Characterization of the quality-controlled imputation panel
(N=888 samples and n=107,445 SVs). a) A multi-ancestry, long-read sequencing-based imputation panel enables robust SV imputation in all biobanks, including UK Biobank – which we utilised for proof-of-concept. AMR: Admixed American ancestry; AFR: African ancestry; EUR: White European ancestry; EAS: East Asian ancestry; SAS: South Asian ancestry. b) Sample counts by superpopulation and population codes (population code description in Supplementary Table 1), using abbreviations from 1000 Genomes Project. c) Number of SVs by variant type (DEL: deletion, INS: insertion, DUP: duplication, INV: inversion, BND: break-end) and frequency class (common: 0.05<MAF≤0.5, low frequency: 0.005<MAF≤0.05, rare: 0<MAF≤0.005), with total SV counts by SV type. d) SV size distributions by SV type and frequency class, excluding break-ends, which do not have a size. e) Number of minor SV alleles per individual by superpopulation.

Evaluation of imputation quality:
a) Leave-one-out imputation: sample-wise non-reference concordance stratified by superpopulation and GIAB region type, based on imputed common SVs (top) and imputed common SNVs (bottom). b) Leave-one-out imputation: variant-wise non-reference concordance (top) and r2imp score (bottom) stratified by variant type, MAF class, and GIAB region type. c) Imputation into UK Biobank: r2imp score by variant type and MAF class, for confident regions, all regions, and difficult regions.

a) Manhattan plot of 9 selected traits, with only GW-significant SVs overlapping with protein-coding genes shown.
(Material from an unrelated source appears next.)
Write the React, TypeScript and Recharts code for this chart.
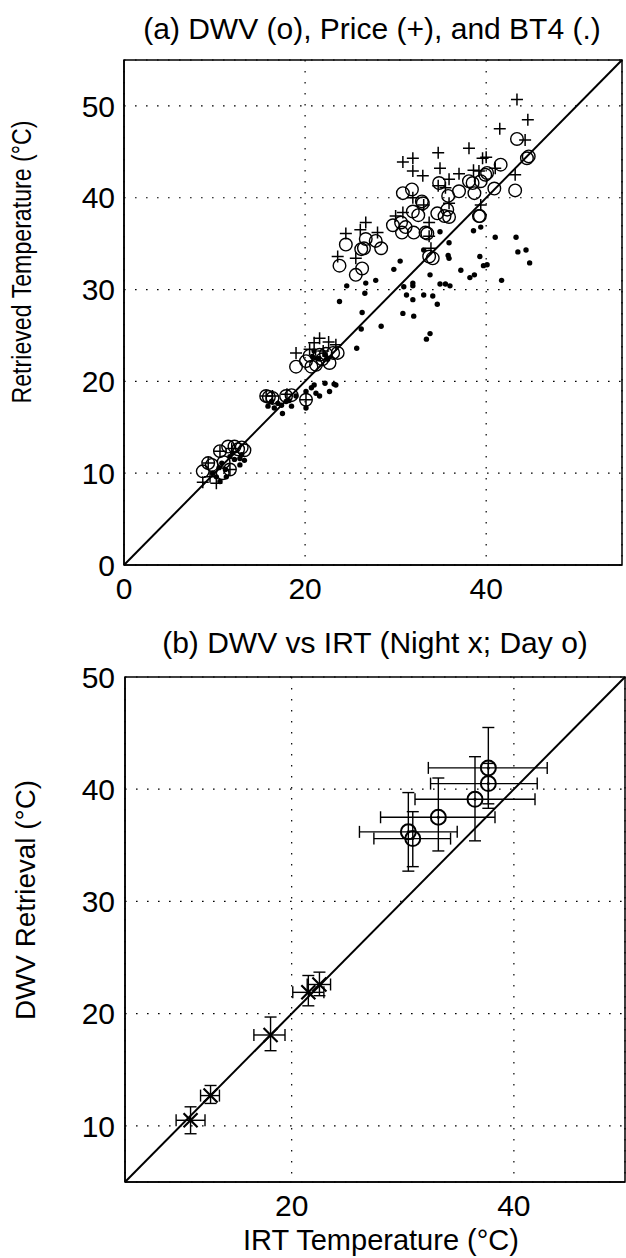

Phenotype definitions and full list of GW-significant SVs are available in Supplementary Tables 12-13 and 14, respectively. b) Region plot showing the FEV1/FVC association of Sniffles2.DEL.3639MF (841-base SV deletion in an intron of CFDP1) and nearby SNVs in a GWAS of UK Biobank participants. LD information between the variants was calculated using the same population utilised in the UKB GWASs. Additional details on the SV can be found in Supplementary Table 5.